There have been numerous attempts to defeat ROP attacks, here are the most prominent ones:
- Firstly, we have ASLR, which randomly shifts the location of the program’s memory at each execution. This makes it harder for the attacker to find the gadgets they need to create their payload, but one can still find gadgets by brute force or via memory leaks.
- Secondly, we have stack canaries, which are located just before the return address on the stack, and checked to make sure they haven’t been tampered with. If they have, the program will crash. This makes it harder for the attacker to find the gadgets they need to create their payload, but one can still find gadgets by brute force (on 32-bit) or via memory leaks.
- Thirdly, we have PIE, which I like to call “hardcore ASLR”. PIE is similar to ASLR, but it shuffles the program’s code and data at each execution. This is one of the hardest techniques to defeat, but again, it can be defeated via memory leaks.
- Finally, we have CFI, which is a technique that makes sure that the execution flow of the program is always valid. In layman’s terms, a function may only return to a specific set of places, and nowhere else. There have been papers that have tried to defeat ROP by using CFI, but they all have their own limitations.
All of these techniques are cool, BUT THEY DON’T REALIZE WHAT’S OBVIOUS!!! How can you do ROP if you don’t have any gadgets? It’s so simple, yet so effective. The paper presents a new technique to defeat ROP attacks, by just… making sure that there are no gadgets.
The work’s contributions
The paper’s main contribution is the detailed breakdown of how to remove most of the useful gadgets from an x86 binary. The paper is also the first to show that it is possible to defeat all forms of ROP attacks, obviously, since there are no gadgets to chain. Then, they publish a tool, which anyone can use to remove all the gadgets from their binary. Finally, they show that their technique is effective, by removing all the gadgets from glibc, while still being able to run programs that use glibc.
How did they do it?
The authors built an assembly transpiler which would, among other things, convert instructions that encoded free-branch instruction into semantically equivalent instructions that did not. They also used techniques which wouldn’t directly remove these instructions from the binary, but would protect those instructions from being used in ROP attacks. The authors show the (negligible, ~25%) size difference between the original binaries and the G-Free binaries by compiling a suite of popular programs, and then comparing the size of the binaries. I don’t understand the concern of size, since x86 is an architecture that isn’t used in embedded systems, and the size of the binaries is not a concern for most people. Then, the authors also the performance difference between the original binaries and the G-Free binaries by running a suite of benchmarks, which is about 5% slower. For this, it would be a concern for x86, but I think that there is room for optimization. I would have liked to see a table of the reduction in the number of gadgets in each binary, and a proof that a gadget cannot be created for that particular binary. However, at the time, automated gadget finding and automated gadget chaining were not a thing, so obviously, the authors couldn’t do that in one paper.

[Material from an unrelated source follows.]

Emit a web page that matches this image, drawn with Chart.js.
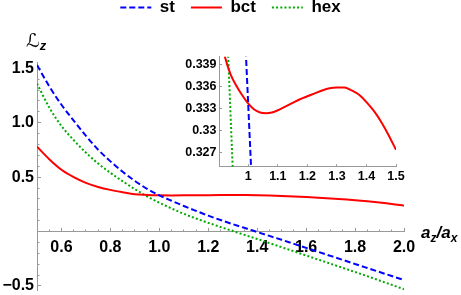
<!DOCTYPE html>
<html>
<head>
<meta charset="utf-8">
<script src="https://cdn.jsdelivr.net/npm/chart.js@4.4.1/dist/chart.umd.min.js"></script>
<style>
  html, body { margin: 0; padding: 0; background: #fff; }
  #wrap { position: relative; width: 461px; height: 295px; }
  #main { position: absolute; left: 0; top: 0; }
  #inset { position: absolute; left: 160px; top: 40px; }
</style>
</head>
<body>
<div id="wrap">
  <canvas id="main" width="461" height="295"></canvas>
  <canvas id="inset" width="250" height="155"></canvas>
</div>
<script>
'use strict';

// a_z / a_x
const ratio = [0.5, 0.55, 0.6, 0.65, 0.7, 0.75, 0.8, 0.85, 0.9, 0.95, 1.0, 1.05, 1.1, 1.15, 1.2, 1.25,
  1.3, 1.35, 1.4, 1.45, 1.5, 1.55, 1.6, 1.65, 1.7, 1.75, 1.8, 1.85, 1.9, 1.95, 2.0];
const lzSt  = [1.53, 1.335, 1.165, 1.02, 0.88, 0.752, 0.645, 0.55, 0.465, 0.393, 0.3333, 0.283, 0.235, 0.19, 0.146, 0.106,
  0.068, 0.032, -0.004, -0.04, -0.076, -0.113, -0.15, -0.187, -0.224, -0.261, -0.298, -0.335, -0.372, -0.409, -0.446];
const lzBct = [0.78, 0.665, 0.568, 0.50, 0.447, 0.41, 0.383, 0.362, 0.3435, 0.337, 0.3336, 0.3324, 0.3328, 0.3338, 0.3347, 0.3354,
  0.3359, 0.3356, 0.3339, 0.3312, 0.3274, 0.3225, 0.317, 0.311, 0.304, 0.296, 0.288, 0.278, 0.267, 0.254, 0.238];
const lzHex = [1.36, 1.14, 0.97, 0.84, 0.725, 0.625, 0.54, 0.462, 0.39, 0.323, 0.265, 0.212, 0.163, 0.12, 0.08, 0.042,
  0.005, -0.032, -0.068, -0.106, -0.144, -0.182, -0.22, -0.258, -0.296, -0.334, -0.372, -0.41, -0.45, -0.49, -0.53];

// inset, zoom around a_z/a_x = 1
const insetBctX = [0.91, 0.92, 0.94, 0.96, 0.98, 1.0, 1.02, 1.04, 1.06, 1.08, 1.1, 1.125, 1.15, 1.175, 1.2, 1.225,
  1.25, 1.275, 1.3, 1.325, 1.35, 1.375, 1.4, 1.425, 1.45, 1.475, 1.5];
const insetBct  = [0.342, 0.3402, 0.3377, 0.3361, 0.3348, 0.3337, 0.3329, 0.3325, 0.3324, 0.3325, 0.3328, 0.3333, 0.3338,
  0.3343, 0.3347, 0.3351, 0.3355, 0.3358, 0.3359, 0.3359, 0.3355, 0.3349, 0.3339, 0.3327, 0.3312, 0.3294, 0.3274];
const insetStX  = [0.99, 1.0, 1.01];
const insetSt   = [0.3421, 0.3333, 0.3245];
const insetHexX = [0.925, 0.94, 0.955];
const insetHex  = [0.3471, 0.3321, 0.3171];

// ticks
const xMajor = [0.6, 0.8, 1.0, 1.2, 1.4, 1.6, 1.8, 2.0];
const xMinor = [0.55, 0.65, 0.7, 0.75, 0.85, 0.9, 0.95, 1.05, 1.1, 1.15, 1.25, 1.3, 1.35, 1.45, 1.5, 1.55,
  1.65, 1.7, 1.75, 1.85, 1.9, 1.95];
const yMajor = [-0.5, 0.5, 1.0, 1.5];
const yMinor = [-0.4, -0.3, -0.2, -0.1, 0.1, 0.2, 0.3, 0.4, 0.6, 0.7, 0.8, 0.9, 1.1, 1.2, 1.3, 1.4];
const insetXTicks = [1, 1.1, 1.2, 1.3, 1.4, 1.5];
const insetYTicks = [0.327, 0.33, 0.333, 0.336, 0.339];

const axisGray = '#999999';
const family = '"Liberation Sans", Arial, sans-serif';
const tickFont = { family, size: 16, weight: 'bold' };
const insetFont = { family, size: 12.5, weight: 'bold' };

const pts = (xs, ys) => xs.map((x, i) => ({ x, y: ys[i] }));
const setTicks = list => s => { s.ticks = list.map(v => ({ value: v })); };
const noPad = s => { s.paddingLeft = s.paddingRight = s.paddingTop = s.paddingBottom = 0; };

const styles = {
  st:  { borderColor: '#0000ff', borderDash: [6, 3] },
  bct: { borderColor: '#ff0000', borderDash: [] },
  hex: { borderColor: '#00aa00', borderDash: [2, 2.2] }
};

function lineSet(label, data) {
  return {
    label, data, ...styles[label],
    borderWidth: 2, pointRadius: 0, fill: false,
    cubicInterpolationMode: 'monotone', clip: 0
  };
}

const axisTitles = {
  id: 'axisTitles',
  afterDraw(chart) {
    const { ctx } = chart;
    const runs = (x, y, list) => list.forEach(r => {
      ctx.font = r.font;
      ctx.fillText(r.t, x, y + (r.dy || 0));
      x += ctx.measureText(r.t).width;
    });
    ctx.save();
    ctx.fillStyle = '#000';
    ctx.textBaseline = 'alphabetic';
    runs(26, 47, [
      { t: '\u2112', font: '19px "DejaVu Sans"' },
      { t: 'z', font: 'italic bold 13px ' + family, dy: 3 }
    ]);
    runs(421, 238, [
      { t: 'a', font: 'italic bold 17px ' + family },
      { t: 'z', font: 'italic bold 12px ' + family, dy: 4 },
      { t: '/', font: 'italic bold 17px ' + family },
      { t: 'a', font: 'italic bold 17px ' + family },
      { t: 'x', font: 'italic bold 12px ' + family, dy: 4 }
    ]);
    ctx.restore();
  }
};

new Chart(document.getElementById('main'), {
  type: 'line',
  data: {
    datasets: [
      lineSet('st', pts(ratio, lzSt)),
      lineSet('bct', pts(ratio, lzBct)),
      lineSet('hex', pts(ratio, lzHex))
    ]
  },
  options: {
    responsive: false, animation: false, devicePixelRatio: 1,
    layout: { padding: { top: -17, left: 0, right: 0, bottom: 4.7 } },
    plugins: {
      tooltip: { enabled: false },
      legend: {
        position: 'top',
        labels: {
          usePointStyle: true, pointStyleWidth: 31, padding: 16, color: '#000',
          font: { family, size: 17, weight: 'bold' },
          generateLabels: chart => chart.data.datasets.map((ds, i) => ({
            text: ds.label, datasetIndex: i, hidden: false,
            strokeStyle: ds.borderColor, fillStyle: ds.borderColor,
            lineWidth: 2, lineDash: ds.borderDash, pointStyle: 'line', fontColor: '#000'
          }))
        }
      },
      // empty title only keeps the gap between legend and plot
      title: { display: true, text: '', position: 'top', weight: 500,
        padding: { top: 0, bottom: 0 }, font: { size: 10, lineHeight: '36.9px' } }
    },
    scales: {
      x: {
        type: 'linear', axis: 'x', min: 0.5, max: 2.0, position: { y: 0 },
        afterBuildTicks: setTicks(xMajor),
        afterFit: s => { s.height = 0; noPad(s); },
        border: { display: true, color: axisGray, width: 1 },
        grid: { drawOnChartArea: false, tickLength: -4, tickColor: axisGray },
        ticks: { autoSkip: false, maxRotation: 0, padding: 10, color: '#000', font: tickFont,
          callback: v => v.toFixed(1) }
      },
      y: {
        type: 'linear', axis: 'y', min: -0.54, max: 1.55, position: 'left',
        afterBuildTicks: setTicks(yMajor),
        afterFit: s => { s.width = 37; noPad(s); },
        border: { display: true, color: axisGray, width: 1 },
        grid: { drawOnChartArea: false, tickLength: -4, tickColor: axisGray },
        ticks: { autoSkip: false, padding: 7, color: '#000', font: tickFont,
          callback: v => (v < 0 ? '\u2212' : '') + Math.abs(v).toFixed(1) }
      },
      xm: {
        type: 'linear', axis: 'x', min: 0.5, max: 2.0, position: { y: 0 },
        afterBuildTicks: setTicks(xMinor),
        afterFit: s => { s.height = 0; noPad(s); },
        border: { display: false },
        grid: { drawOnChartArea: false, tickLength: -2.5, tickColor: axisGray },
        ticks: { display: false, autoSkip: false }
      },
      ym: {
        type: 'linear', axis: 'y', min: -0.54, max: 1.55, position: { x: 0.5 },
        afterBuildTicks: setTicks(yMinor),
        afterFit: s => { s.width = 0; noPad(s); },
        border: { display: false },
        grid: { drawOnChartArea: false, tickLength: -2.5, tickColor: axisGray },
        ticks: { display: false, autoSkip: false }
      },
      yr: {
        type: 'linear', axis: 'y', position: 'right',
        afterFit: s => { s.width = 57; noPad(s); },
        border: { display: false }, grid: { display: false }, ticks: { display: false }
      }
    }
  },
  plugins: [axisTitles]
});

new Chart(document.getElementById('inset'), {
  type: 'line',
  data: {
    datasets: [
      lineSet('st', pts(insetStX, insetSt)),
      lineSet('bct', pts(insetBctX, insetBct)),
      lineSet('hex', pts(insetHexX, insetHex))
    ]
  },
  options: {
    responsive: false, animation: false, devicePixelRatio: 1,
    layout: { padding: { top: 16.7, left: 0, right: 14, bottom: 0 } },
    plugins: { legend: { display: false }, tooltip: { enabled: false } },
    scales: {
      x: {
        type: 'linear', min: 0.9025, max: 1.5, position: 'bottom',
        afterBuildTicks: setTicks(insetXTicks),
        afterFit: s => { s.height = 28.3; noPad(s); },
        border: { display: true, color: axisGray, width: 1 },
        grid: { drawOnChartArea: false, tickLength: -2.5, tickColor: axisGray },
        ticks: { autoSkip: false, maxRotation: 0, padding: 5, color: '#000', font: insetFont,
          callback: v => String(v) }
      },
      y: {
        type: 'linear', min: 0.3251, max: 0.3401, position: 'left',
        afterBuildTicks: setTicks(insetYTicks),
        afterFit: s => { s.width = 59.5; noPad(s); },
        border: { display: true, color: axisGray, width: 1 },
        grid: { drawOnChartArea: false, tickLength: -2.5, tickColor: axisGray },
        ticks: { autoSkip: false, padding: 5.5, color: '#000', font: insetFont,
          callback: v => String(v) }
      }
    }
  }
});
</script>
</body>
</html>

What does this mean for the community?
The authors show that it is possible to defeat all forms of ROP attacks. This is very useful for the scientific community in order to successfully support their arguments, which may depend on the fact that ROP attacks are possible. For the security community, this is a very useful tool to use in order to secure a program that is written in a low-level language, interacts with user input, was written by incompetent developers, and sits in a critical part of an organization’s infrastructure.
What are the limitations of this work?
Now we can use G-Free’d binaries to defeat ROP attacks, hurray! Problem solved, right? Well, that was 13 years ago, and G-Free isn’t used by virtually anyone. This is all my opinion, but I think that there are two major issues with why G-Free as a tool isn’t and wasn’t used really used:
- Who would want to use G-Free? Probably someone who is writing a compiler, and wants to implement safety features. However, as we have discussed, G-Free’d binaries are 5% slower, which isn’t much, but it’s a ton for compiler engineers, which work day and night to squeeze every last bit of performance out of their compiler. So, the first issue is very pretentious people representing the demand side of the market /s.
- There is a reliability issue. G-Free does some weird stuff to binaries,
which may cause programs that also do weird stuff to break. For example,
a program that accesses the return address on the stack may break, since
it is being encrypted by the
retprotector. The authors do mention this and explain how they circumvented this issue, but this seems like a kick-the-can-down-the-road type of solution, as compiled programs rely on so many assumptions that we can’t possibly cover all of them.
How could other researchers build on this? What are future work directions?
There are four major avenues of future work:
- Make G-Free faster. There are several optimization techniques that can be applied to G-Free. For example, statically determining the right size of the nop sled, instead of always emitting 9 instructions.
- Make G-Free more reliable. As mentioned above, this would be possible, but it would require a lot of work, and it would be hard to maintain as compilers change.
- Update G-Free to modern architectures. G-Free was written for x86 (32-bit), and it would be a good idea to update it to x86-64, and maybe even ARM. Me and a couple of other undergrads are working on this, and we have already made some progress. We are building SafeLLVM which is an x86-64 implementation of G-Free in LLVM. We are also working on a paper that will be submitted to some conference in the near future.
- Add new protections to G-Free. There are new ROP attacks that have been discovered since G-Free was written, and it would be a good idea to add protections against them. On the top of my head, I can think of longjmp-based Jump Oriented Programming (LJOP), and Sigreturn Oriented Programming (SROP).